In this comment piece, Thomas Torp, Grakom’s CEO, discusses how we should move away from the idea that packaging is a problem, and view waste as a resource. The original Danish version can be viewed here.

On my desk is the EU Packaging & Packaging Waste Directive. If that sounds a little dry – it is. However, this Directive, and the forthcoming revision, is crucial both for the environment and Danish companies. If revised correctly, this Directive could potentially support one of the decade’s biggest business opportunities as well as solve the challenge with increasing amounts of packaging waste. Packaging has great potential if not only seen as a problem.

Increasing packaging

Packaging consumption is growing. It is estimated that packaging demand will grow steadily, reaching $1.05 trillion in 2024 (Smithers, 2019). Considering packaging as a problem means that tools are taken out of the toolbox which could be used to progress as a society.

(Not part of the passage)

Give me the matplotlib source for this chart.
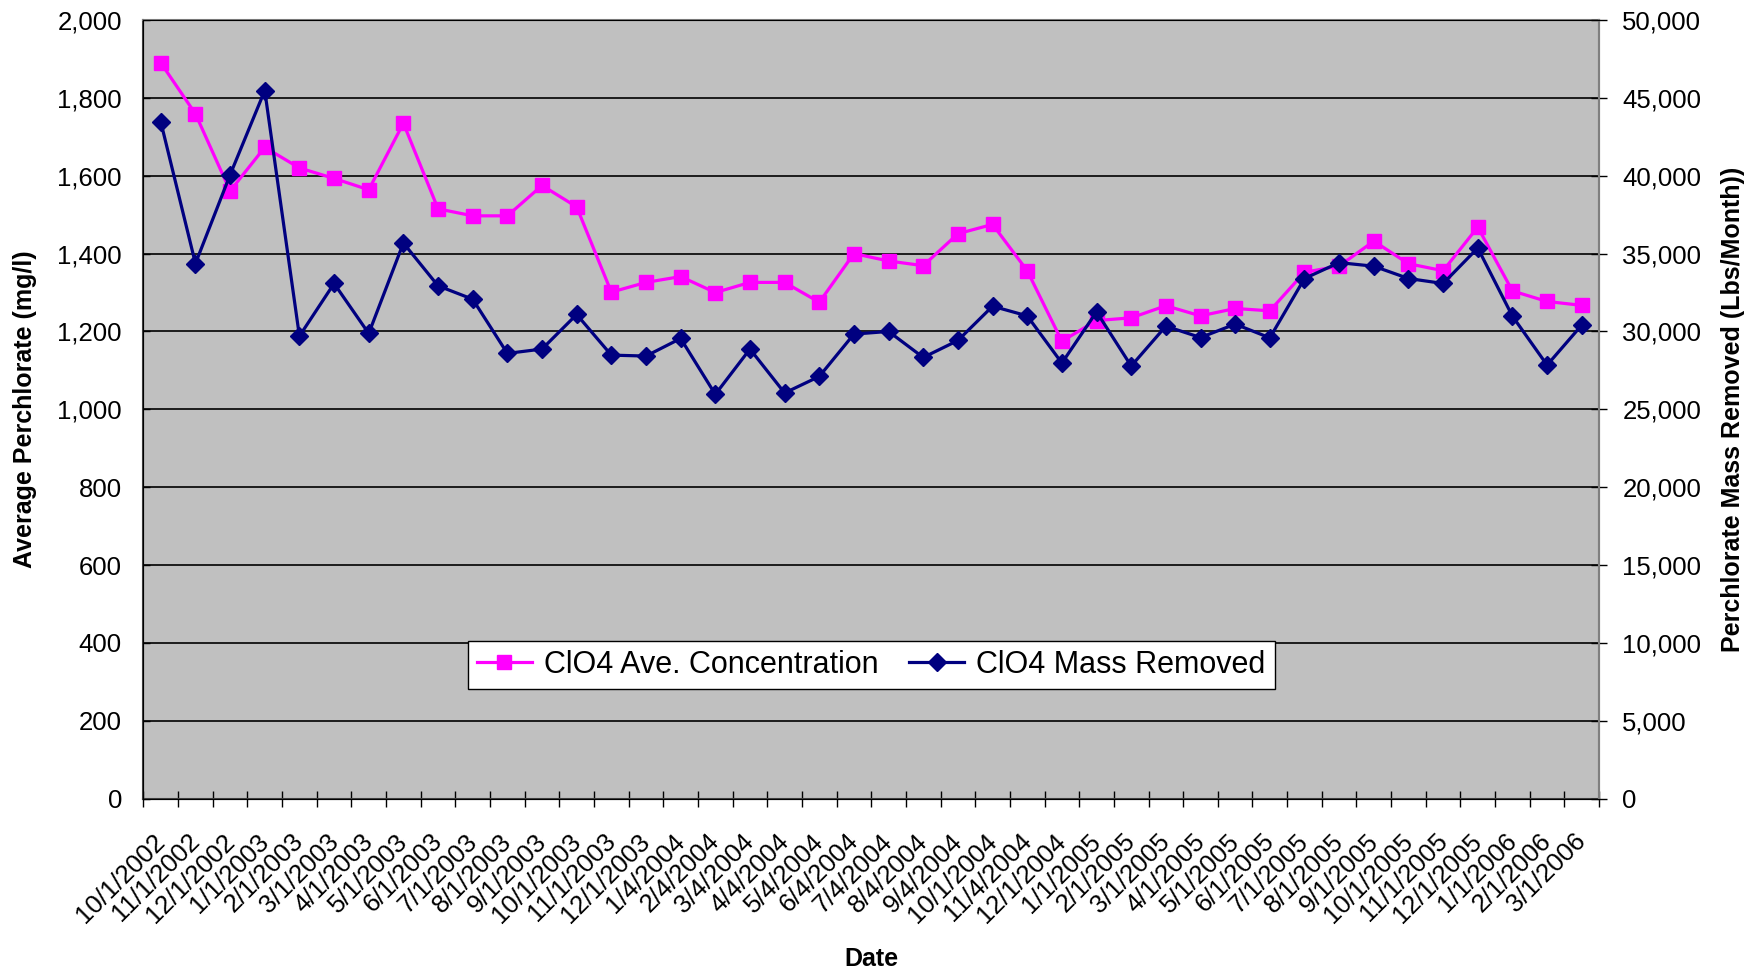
import numpy as np
import matplotlib.pyplot as plt
from matplotlib.ticker import FuncFormatter, FixedLocator
from matplotlib.lines import Line2D
from matplotlib.transforms import ScaledTranslation

plt.rcParams['font.family'] = ['Liberation Sans', 'DejaVu Sans']

# dates as written on the chart
dates = ["10/1/2002", "11/1/2002", "12/1/2002", "1/1/2003", "2/1/2003", "3/1/2003",
         "4/1/2003", "5/1/2003", "6/1/2003", "7/1/2003", "8/1/2003", "9/1/2003",
         "10/1/2003", "11/1/2003", "12/1/2003", "1/4/2004", "2/4/2004", "3/4/2004",
         "4/4/2004", "5/4/2004", "6/4/2004", "7/4/2004", "8/4/2004", "9/4/2004",
         "10/1/2004", "11/4/2004", "12/1/2004", "1/1/2005", "2/1/2005", "3/1/2005",
         "4/1/2005", "5/1/2005", "6/1/2005", "7/1/2005", "8/1/2005", "9/1/2005",
         "10/1/2005", "11/1/2005", "12/1/2005", "1/1/2006", "2/1/2006", "3/1/2006"]

# ClO4 average concentration (mg/l), left axis
conc = [1890, 1759, 1561, 1673, 1620, 1593, 1564, 1735, 1515, 1497, 1497, 1575,
        1520, 1301, 1326, 1341, 1300, 1326, 1326, 1275, 1400, 1381, 1369, 1451,
        1475, 1356, 1175, 1228, 1235, 1266, 1240, 1259, 1253, 1352, 1368, 1432,
        1374, 1356, 1468, 1304, 1277, 1267]

# ClO4 mass removed (Lbs/Month), right axis
mass = [43460, 34360, 40060, 45470, 29700, 33080, 29870, 35680, 32930, 32070, 28590, 28870,
        31090, 28480, 28420, 29550, 25960, 28870, 26050, 27110, 29830, 30000, 28330, 29420,
        31620, 31000, 27970, 31260, 27780, 30340, 29610, 30470, 29590, 33400, 34420, 34190,
        33400, 33080, 35360, 30980, 27840, 30410]

PINK = "#FF00FF"
NAVY = "#000080"
FS = 18.5

fig = plt.figure(figsize=(17.58, 9.72), dpi=100)
ax1 = fig.add_axes([0.0816, 0.1784, 0.828, 0.801])
ax1.set_facecolor("#C0C0C0")

x = np.arange(len(dates))
ax1.plot(x, conc, color=PINK, lw=2.3, marker="s", ms=10, mec=PINK, mfc=PINK, zorder=3)
ax1.set_xlim(-0.5, len(dates) - 0.5)
ax1.set_ylim(0, 2000)
ax1.set_yticks(np.arange(0, 2001, 200))
ax1.yaxis.set_major_formatter(FuncFormatter(lambda v, p: f"{int(v):,}"))
ax1.grid(axis="y", color="black", lw=1.2, zorder=1)
ax1.set_axisbelow(True)

# category labels at centres, tick marks between categories
ax1.set_xticks(x)
ax1.set_xticklabels(dates, rotation=45, ha="right", va="top", rotation_mode="anchor")
ax1.xaxis.set_minor_locator(FixedLocator(np.arange(-0.5, len(dates), 1)))
ax1.tick_params(axis="x", which="major", length=0, pad=22, labelsize=FS)
ax1.tick_params(axis="x", which="minor", length=11.5, direction="inout", width=1)
ax1.tick_params(axis="y", length=5, direction="in", width=1, labelsize=FS, pad=15.5)
shift = ScaledTranslation(-8 / 100, 0, fig.dpi_scale_trans)
for lab in ax1.get_xticklabels():
    lab.set_transform(lab.get_transform() + shift)

for side in ["left", "bottom"]:
    ax1.spines[side].set_color("#404040")
    ax1.spines[side].set_linewidth(1.5)
for side in ["top", "right"]:
    ax1.spines[side].set_color("#808080")
    ax1.spines[side].set_linewidth(1.5)

ax1.set_ylabel("Average Perchlorate (mg/l)", fontsize=18, fontweight="bold")
ax1.yaxis.set_label_coords(-0.0728, 0.5)
ax1.set_xlabel("Date", fontsize=18, fontweight="bold")
ax1.xaxis.set_label_coords(0.5, -0.19)

ax2 = ax1.twinx()
ax2.plot(x, mass, color=NAVY, lw=2.3, marker="D", ms=9, mec=NAVY, mfc=NAVY, zorder=3)
ax2.set_ylim(0, 50000)
ax2.set_yticks(np.arange(0, 50001, 5000))
ax2.yaxis.set_major_formatter(FuncFormatter(lambda v, p: f"{int(v):,}"))
ax2.tick_params(axis="y", length=11.5, direction="inout", width=1, labelsize=FS, pad=11)
ax2.spines["right"].set_color("#808080")
ax2.spines["right"].set_linewidth(1.5)
ax2.set_ylabel("Perchlorate Mass Removed (Lbs/Month))", fontsize=18, fontweight="bold")
ax2.yaxis.set_label_coords(1.0838, 0.5)

handles = [Line2D([], [], color=PINK, lw=2.3, marker="s", ms=10),
           Line2D([], [], color=NAVY, lw=2.3, marker="D", ms=9)]
leg = ax2.legend(handles, ["ClO4 Ave. Concentration", "ClO4 Mass Removed"], ncol=2,
                 loc="center", bbox_to_anchor=(0.5, 0.1716), fontsize=22, frameon=True,
                 fancybox=False, edgecolor="black", framealpha=1, handlelength=1.8,
                 handletextpad=0.4, columnspacing=1.0, borderpad=0.3)
leg.get_frame().set_linewidth(1.0)

fig.savefig("out.png", dpi=100)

Increased use of packaging is closely tied to increase prosperity. Of course, we should not use more packaging than is absolutely necessary, but we can handle it with the right ingenuity and innovation.

Packaging design needs to be improved and refined so that it can be recycled. This should be the focal point of the EU’s packaging policy. Companies have a unique opportunity to set high standards and will become more competitive in the global market as a result.

Waste is a valuable resource

In a recent report on its climate partnerships, the Danish Government concluded that:

“There are great business opportunities in perceiving waste as a valuable resource, and there is therefore a need for framework conditions that support Danish green growth in the form of both the development of packaging solutions and recycling technology.”

The packaging industry unequivocally shares this view. We must speak positively and constructively about packaging. The industry is not opposed to measures which seek to improve the environmental impact of production. Companies are innovative and adaptable. They see opportunities and want to share responsibility.

Regulatory framework

Innovation requires a properly functioning regulatory framework and public support to ensure that the demand support for new products is there. Unfortunately, it is still often price that drives the market for graphic products – including packaging. The EU institutions must oblige Member States to promote the development, use, and recycling of green packaging. The revision of the EU Packaging & Packaging Waste Directive should be as ambitious as possible to secure the European Commission’s desired results: climate friendly packaging.

When authorities and public institutions take the lead in demanding green solutions, they promote the production of green packaging, thereby developing the market and increasing opportunities for private companies. This also creates a competitive pressure for companies to prioritise the environment.

Consumers must be involved

If the green transition is to take place in earnest, it is crucial that consumers are involved. Consumers must create the demand that pushes for the green transition. Here, too, the EU plays a crucial role.

European consumers are becoming more and more environmentally and climate conscious, but although many want to support the green transition, it is difficult for individuals to carry out the desired actions, as there is a lack of benchmarks and communication from authorities.

The EU must drive information to Europe’s citizens to equip them with the right information to make informed choices. Cracking down on green claims, smart buzzwords, and fake news is key here.

Ensuring a fair debate around substrates is also important. Packaging is designed with functionality in mind to protect the product inside.  

The symbol of the right choice

For the benefit of consumer information, the EU already possess an excellent tool: eco-labels. The use of labels must be actioned offensively and be the symbol for the consumer of the right choice. Unfortunately, eco-labels are often not used on the packaging. This means that the consumer is not informed of the product’s environmental impact, which may influence their purchasing decision. In the EU, the flower eco-label should therefore be extended to include packaging to ensure recycling and complete the circular economy.  

Waste management must be uniform

The control of waste management is core to a well-functioning circular economy. Here, the EU has a long way to go. Although some countries, like Denmark, have made some future-oriented and important decisions about uniform waste fractions, there is a risk this approach will not have the desired effect if the rest of Europe does not follow suit.

With a more uniform waste sorting in the EU, it will be much easier for packaging producers to produce for recycling. It is the very core of circular economy. Packaging cannot be viewed solely as a problem. This removes tools from the toolbox to solve the problem of waste not being reused.

If we can find the big ambitions, there is both a strong, green transition and good business opportunities ahead.